Terrence McNally was scarcely a newcomer when his Bad Habits nabbed an Obie as a distinguished play in 1974. But McNally’s Broadway works up to that time had been quick flops and, with the exception of Adaptation/Next, his previous Off-Broadway shows did not run for long. Bad Habits, a bill of two short comedies that satirized fashionable psychotherapy and its victims, was the first among McNally’s works to win any kind of an award and one that he now considers fondly. “It was pretty special,” says the playwright regarding his comedy’s premiere at the Astor Place Theatre in a “really basic” staging. “We did the scenery with just a couple of chairs and I ran the lights myself. They were overhead fluorescent lights and I flipped them on and off.” McNally recalls being surprised when leading critics reviewed the show at all, let alone favorably. “In those days, the New York Times did not go below 34th Street to cover the theater,” he notes. Some three months later, Bad Habits and its actors — including F. Murray Abraham and Doris Roberts — moved uptown to a Broadway house. “Making theater is fun, but it is always so much hard work. It’s wonderful to be recognized by your peers with something like the Obies,” remarks McNally. “I’m glad the Obies are still going so strong.” In 1995, McNally scored himself a second Obie for writing Love! Valour! Compassion!

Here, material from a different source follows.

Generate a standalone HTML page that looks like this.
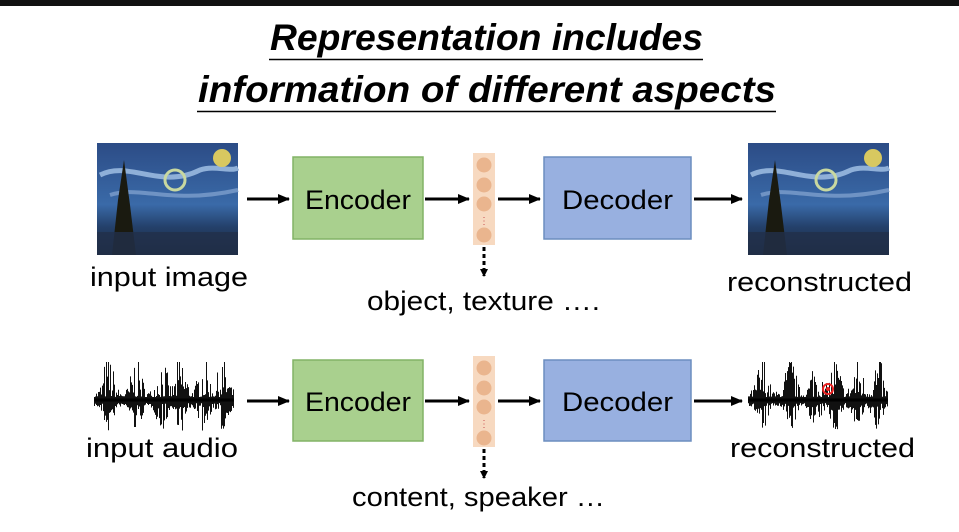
<!DOCTYPE html>
<html><head><meta charset="utf-8"><style>
html,body{margin:0;padding:0;background:#fff;}
svg{display:block}
text{font-family:"Liberation Sans",sans-serif;}
</style></head><body>
<svg id="s" width="959" height="532" viewBox="0 0 959 532" xmlns="http://www.w3.org/2000/svg">
<defs>
<linearGradient id="sky" x1="0" y1="0" x2="0" y2="1">
<stop offset="0" stop-color="#2c4c86"/><stop offset="0.55" stop-color="#3a6aa8"/><stop offset="0.75" stop-color="#24406a"/><stop offset="1" stop-color="#1a2a3a"/>
</linearGradient>
<marker id="ah" markerWidth="8" markerHeight="8" refX="7" refY="4" orient="auto" markerUnits="userSpaceOnUse"><path d="M0,0 L8,4 L0,8 z" fill="#000"/></marker>
<marker id="ah2" markerWidth="12" markerHeight="10" refX="11" refY="5" orient="auto" markerUnits="userSpaceOnUse"><path d="M0,0 L12,5 L0,10 z" fill="#000"/></marker>
</defs>
<rect x="0" y="0" width="959" height="6" fill="#111"/>
<g font-style="italic" font-weight="bold" font-size="37">
<text x="270" y="50" textLength="433" lengthAdjust="spacingAndGlyphs">Representation includes</text>
<text x="198" y="102" textLength="578" lengthAdjust="spacingAndGlyphs">information of different aspects</text>
</g>
<line x1="269" y1="59.5" x2="703" y2="59.5" stroke="#000" stroke-width="1.5"/>
<line x1="197" y1="111.5" x2="776" y2="111.5" stroke="#000" stroke-width="1.5"/>

<g id="paint">
<rect x="97" y="143" width="141" height="112" fill="url(#sky)"/>
<path d="M100,175 C130,160 160,190 200,170 C215,165 230,172 238,168" stroke="#8fb0d8" stroke-width="5" fill="none"/>
<path d="M110,195 C140,185 170,205 238,190" stroke="#6f93c4" stroke-width="4" fill="none"/>
<circle cx="222" cy="158" r="9" fill="#d8c860"/>
<circle cx="175" cy="180" r="10" fill="none" stroke="#c8d8a0" stroke-width="3"/>
<path d="M112,255 L118,200 L124,160 L130,205 L136,255 z" fill="#1a1a10"/>
<rect x="97" y="232" width="141" height="23" fill="#22304a" opacity="0.8"/>
</g>
<use href="#paint" x="651" y="0"/>

<g font-size="27">
<rect x="293" y="157" width="130" height="82" fill="#a9d08e" stroke="#82b366" stroke-width="1.5"/>
<text x="305" y="209" textLength="106" lengthAdjust="spacingAndGlyphs">Encoder</text>
<rect x="544" y="157" width="147" height="82" fill="#98b0e0" stroke="#6c8ebf" stroke-width="1.5"/>
<text x="562" y="209" textLength="111" lengthAdjust="spacingAndGlyphs">Decoder</text>
<rect x="293" y="360" width="130" height="81" fill="#a9d08e" stroke="#82b366" stroke-width="1.5"/>
<text x="305" y="411" textLength="106" lengthAdjust="spacingAndGlyphs">Encoder</text>
<rect x="544" y="360" width="147" height="81" fill="#98b0e0" stroke="#6c8ebf" stroke-width="1.5"/>
<text x="562" y="411" textLength="111" lengthAdjust="spacingAndGlyphs">Decoder</text>
</g>
<g>
<rect x="473" y="153" width="22" height="92" fill="#f7d9c0"/>
<circle cx="484" cy="165" r="7.5" fill="#eab58e"/><circle cx="484" cy="185" r="7.5" fill="#eab58e"/><circle cx="484" cy="204" r="7.5" fill="#eab58e"/><circle cx="484" cy="235" r="7.5" fill="#eab58e"/>
<text x="484" y="224" font-size="10" fill="#c55" text-anchor="middle">⋮</text>
<rect x="473" y="356" width="22" height="91" fill="#f7d9c0"/>
<circle cx="484" cy="368" r="7.5" fill="#eab58e"/><circle cx="484" cy="388" r="7.5" fill="#eab58e"/><circle cx="484" cy="407" r="7.5" fill="#eab58e"/><circle cx="484" cy="438" r="7.5" fill="#eab58e"/>
<text x="484" y="427" font-size="10" fill="#c55" text-anchor="middle">⋮</text>
</g>
<g stroke="#000" stroke-width="3" fill="none">
<line x1="247" y1="199" x2="289" y2="199" marker-end="url(#ah2)"/>
<line x1="425" y1="199" x2="469" y2="199" marker-end="url(#ah2)"/>
<line x1="498" y1="199" x2="540" y2="199" marker-end="url(#ah2)"/>
<line x1="694" y1="199" x2="742" y2="199" marker-end="url(#ah2)"/>
<line x1="247" y1="401" x2="289" y2="401" marker-end="url(#ah2)"/>
<line x1="425" y1="401" x2="469" y2="401" marker-end="url(#ah2)"/>
<line x1="498" y1="401" x2="540" y2="401" marker-end="url(#ah2)"/>
<line x1="694" y1="401" x2="742" y2="401" marker-end="url(#ah2)"/>
<line x1="484" y1="247" x2="484" y2="276" stroke-dasharray="4 3" marker-end="url(#ah)"/>
<line x1="484" y1="449" x2="484" y2="478" stroke-dasharray="4 3" marker-end="url(#ah)"/>
</g>
<g id="w1"></g>
<g id="w2"></g>
<circle cx="828" cy="389" r="5" fill="none" stroke="#e22" stroke-width="2"/>
<circle cx="828" cy="389" r="2" fill="#e22"/>
<g font-size="27">
<text x="90" y="286" textLength="158" lengthAdjust="spacingAndGlyphs">input image</text>
<text x="367" y="310" textLength="233" lengthAdjust="spacingAndGlyphs">object, texture ….</text>
<text x="727" y="291" textLength="185" lengthAdjust="spacingAndGlyphs">reconstructed</text>
<text x="86" y="457" textLength="152" lengthAdjust="spacingAndGlyphs">input audio</text>
<text x="352" y="506" textLength="253" lengthAdjust="spacingAndGlyphs">content, speaker …</text>
<text x="730" y="457" textLength="185" lengthAdjust="spacingAndGlyphs">reconstructed</text>
</g>
</svg>
<script>
(function(){
var seed=7;function r(){seed=(seed*16807)%2147483647;return seed/2147483647;}
var env=function(t){var peaks=[0.1,0.3,0.48,0.62,0.78,0.92];var v=0.1;peaks.forEach(function(p){v+=Math.exp(-Math.pow((t-p)/0.045,2))*0.9;});return Math.min(v,1);};
function make(id,x0){var g=document.getElementById(id),d="";
for(var i=0;i<140;i++){var t=i/140,e=env(t);var k=r();var up=(3+36*e*k*k*1.4),dn=(3+30*e*r());d+="M"+(x0+i+0.5)+","+(400-Math.min(up,38))+"V"+(400+dn);}
var p=document.createElementNS("http://www.w3.org/2000/svg","path");p.setAttribute("d",d);p.setAttribute("stroke","#111");p.setAttribute("stroke-width","1");g.appendChild(p);
var l=document.createElementNS("http://www.w3.org/2000/svg","line");l.setAttribute("x1",x0);l.setAttribute("x2",x0+140);l.setAttribute("y1",400);l.setAttribute("y2",400);l.setAttribute("stroke","#000");l.setAttribute("stroke-width","3");g.appendChild(l);}
make("w1",94);make("w2",748);
})();
</script>
</body></html>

The Foundry Theatre, which commissions and develops unusual forms of stage works, received an Obie for its first production, W. David Hancock’s The Convention of Cartography. Staged within a small house in Chelsea, the event ostensibly presented a traveling art exhibit and, with it, a curatorial lecture regarding the works by a now-deceased itinerant artist. But this interactive installation, packed with folk-type curios and treasures, really harbored a clandestine narrative concerning art, fiction, and the nature of truth. Melanie Joseph, who directed the 1994 piece and established the Foundry, of which she remains the artistic producer, laughs as she looks back on the recognition: “It’s good that the Obies were around because our show obviously was too unusual for the Drama Desk and other organizations like that.”

In the years since, the Foundry and its productions have amassed fourteen Obies, including two Ross Wetzsteon Awards, named after the late longtime theater editor of the Voice; it today carries a $3,000 prize for companies that nurture innovative works. “It’s such a friggin’ honor to get those,” says Joseph. “Ross was such an elegant man.” Recalling that there was no award certificate accompanying the first Wetzsteon grant that the company received, Joseph notes, “We wanted to frame the check, but we needed the money too badly.”

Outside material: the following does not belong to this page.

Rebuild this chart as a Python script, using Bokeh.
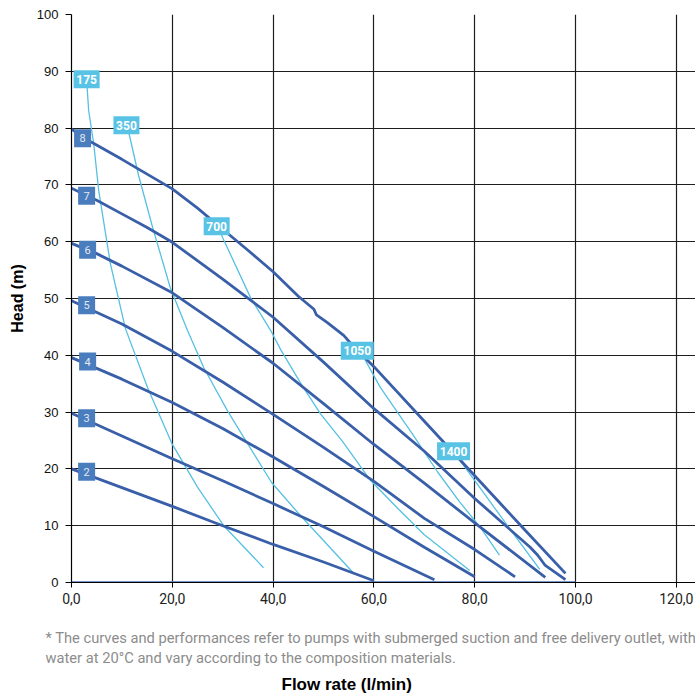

What Joseph especially appreciates about the Obies is their freewheeling format, in which there are no competitive nominations or established categories for awards. “For many years, the Obies have been the most meaningful awards for artists because they were not a marketing gimmick,” she says. “It’s a community celebration of whatever was good that year — not just what was best.” Other recipients chime in with similar observations. “The Obies give you really good street cred,” believes LaChiusa. “It confirms that the work artists are doing in downtown theaters still matters,” says Ensler. And Metcalf fondly thinks back to some 33 years before, when the Steppenwolf Theatre Company’s staging of Balm in Gilead with Circle Repertory won Obies not only for herself but also for John Malkovich, its director. “It was thrilling for our little company from Chicago to be singled out and attention paid to us like that,” she says. “The Obies really helped to get our names out there.”